Is it Ok To Torture In War Time?
I see that John Yoo’s memo of 2003 which provides the legal justification for the use of torture in times of war has been released. I haven’t read it yet but I have been following Marty Lederman’s posts at Balkinization as he commences his review. This quote absolutely floored me and I can’t believe that the memo actually supports it but I really would like to get it off my chest.
Here’s the remarkable thing: Page 11 of the Opinion states that “[t]he Criminal Division concurs in our conclusion that these canons of construction preclude the application of the assault, maiming, interstate stalking, and torture statutes to the military during the conduct of a war.”

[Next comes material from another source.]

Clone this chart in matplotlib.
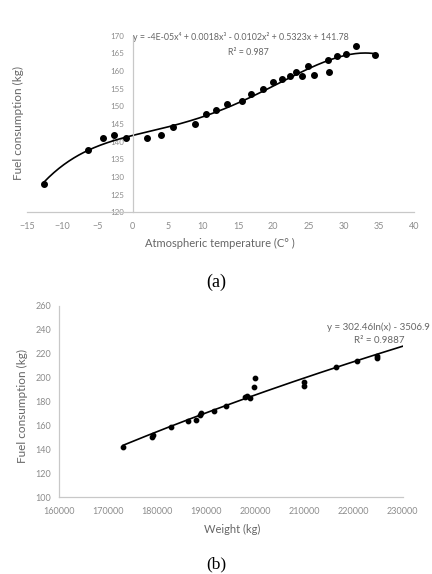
import numpy as np
import matplotlib
matplotlib.use("Agg")
import matplotlib.pyplot as plt

plt.rcParams['font.family'] = ['Lato', 'DejaVu Sans']

# (a) fuel consumption vs atmospheric temperature
temp = [-12.6, -6.4, -4.2, -2.6, -1.0, 2.0, 4.0, 5.8, 8.9, 10.5, 11.9, 13.4, 15.6, 16.9,
        18.6, 20.0, 21.3, 22.4, 23.3, 24.1, 24.9, 25.8, 27.8, 27.9, 29.0, 30.4, 31.8, 34.5]
fuel_a = [127.9, 137.6, 141.0, 141.9, 141.0, 141.0, 141.9, 144.1, 144.9, 147.7, 149.0, 150.8,
          151.5, 153.5, 154.9, 156.8, 157.7, 158.6, 159.8, 158.6, 161.4, 159.0, 163.1, 159.6,
          164.2, 164.7, 167.2, 164.6]

# (b) fuel consumption vs weight
weight = [173045, 178834, 179160, 182769, 186295, 187864, 188680, 188822, 191593, 193978,
          197850, 198197, 198870, 199746, 199890, 209877, 209877, 216400, 220741, 224756, 224800]
fuel_b = [142.3, 150.6, 151.8, 158.5, 164.0, 164.5, 168.7, 170.1, 172.1, 176.3,
          184.0, 184.6, 182.7, 192.4, 199.4, 196.5, 193.0, 209.1, 214.1, 218.3, 216.6]

W, H = 432, 574
fig = plt.figure(figsize=(W / 100, H / 100), dpi=100)

tick_col = '#8c8c8c'
lab_col = '#666666'
spine_col = '#c8c8c8'

# ---------- panel (a) ----------
ax1 = fig.add_axes([27 / W, 1 - 212.3 / H, 387 / W, 176.6 / H])
ax1.scatter(temp, fuel_a, s=16, color='black', zorder=3)
coef = np.polyfit(temp, fuel_a, 4)
xs = np.linspace(min(temp), max(temp), 200)
ax1.plot(xs, np.polyval(coef, xs), color='black', lw=1.2, zorder=2)
ax1.set_xlim(-15, 40)
ax1.set_ylim(120, 170)
ax1.set_xticks(np.arange(-15, 41, 5))
ax1.set_yticks(np.arange(120, 171, 5))
ax1.spines['left'].set_position(('data', 0))
for s in ['top', 'right']:
    ax1.spines[s].set_visible(False)
for s in ['left', 'bottom']:
    ax1.spines[s].set_color(spine_col)
    ax1.spines[s].set_linewidth(0.9)
ax1.tick_params(axis='both', length=0, labelcolor=tick_col)
ax1.tick_params(axis='y', pad=6, labelsize=5.8)
ax1.tick_params(axis='x', pad=7, labelsize=6.5)
ax1.patch.set_alpha(0)

fig.text(133 / W, 1 - 36.7 / H,
         'y = -4E-05x⁴ + 0.0018x³ - 0.0102x² + 0.5323x + 141.78',
         fontsize=6.4, color=lab_col, ha='left', va='center')
fig.text(248 / W, 1 - 52.5 / H, 'R² = 0.987', fontsize=6.4, color=lab_col,
         ha='center', va='center')
fig.text(220 / W, 1 - 243 / H, 'Atmospheric temperature (C° )', fontsize=8,
         color=lab_col, ha='center', va='center')
fig.text(18 / W, 1 - 123 / H, 'Fuel consumption (kg)', fontsize=8.5, color=lab_col,
         ha='center', va='center', rotation=90)
fig.text(216 / W, 1 - 282 / H, '(a)', fontsize=13, family='Liberation Serif',
         ha='center', va='center')

# ---------- panel (b) ----------
ax2 = fig.add_axes([59.3 / W, 1 - 497.3 / H, 343.4 / W, 191.6 / H])
ax2.scatter(weight, fuel_b, s=10, color='black', zorder=3)
k, b0 = np.polyfit(np.log(weight), fuel_b, 1)
ws = np.linspace(min(weight), 230000, 200)
ax2.plot(ws, k * np.log(ws) + b0, color='black', lw=1.2, zorder=2)
ax2.set_xlim(160000, 230000)
ax2.set_ylim(100, 260)
ax2.set_xticks(np.arange(160000, 230001, 10000))
ax2.set_yticks(np.arange(100, 261, 20))
for s in ['top', 'right']:
    ax2.spines[s].set_visible(False)
for s in ['left', 'bottom']:
    ax2.spines[s].set_color(spine_col)
    ax2.spines[s].set_linewidth(0.9)
ax2.tick_params(axis='both', length=0, labelsize=6.5, labelcolor=tick_col)
ax2.tick_params(axis='y', pad=6)
ax2.tick_params(axis='x', pad=7)
ax2.patch.set_alpha(0)

fig.text(430 / W, 1 - 327.3 / H, 'y = 302.46ln(x) - 3506.9', fontsize=7, color=lab_col,
         ha='right', va='center')
fig.text(404 / W, 1 - 340.5 / H, 'R² = 0.9887', fontsize=7, color=lab_col,
         ha='right', va='center')
fig.text(232 / W, 1 - 529 / H, 'Weight (kg)', fontsize=8, color=lab_col,
         ha='center', va='center')
fig.text(22 / W, 1 - 406 / H, 'Fuel consumption (kg)', fontsize=8.5, color=lab_col,
         ha='center', va='center', rotation=90)
fig.text(216 / W, 1 - 564 / H, '(b)', fontsize=12.5, family='Liberation Serif',
         ha='center', va='center')

fig.savefig('out.png', dpi=100)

In other words, John Yoo checked with the Criminal Division as to whether the military could torture and maim detainees in a war, and that Division, which ordinarily strongly resists narrowing constructions of criminal statutes, agreed that the torture and maiming (and other) statutes were inapplicable.
The head of the Criminal Division at the time was Michael Chertoff (now Secretary of Homeland Security). Nine days before the memo was issued, President Bush nominated Chertoff, like Bybee, to be a federal judge on a U.S. Court of Appeals.
I have two observations. First, if this is an accurate accounting of the memo then anyone who claims that America does not or did not employ torture is terribly naive or a fool. Second, if the circumstances surrounding certain Administration appointments are accurately portrayed then anyone who claims that the Bush Administration has not engaged in cynical manipulation and hackery of the highest quality is naive or a fool.
If Lederman’s analysis turns out to be wrong then I will be quick to slap up a mea culpa and engage in ritual self-humiliation, the level of which has been never before seen on SA.
If Lederman is right, I will probably vomit.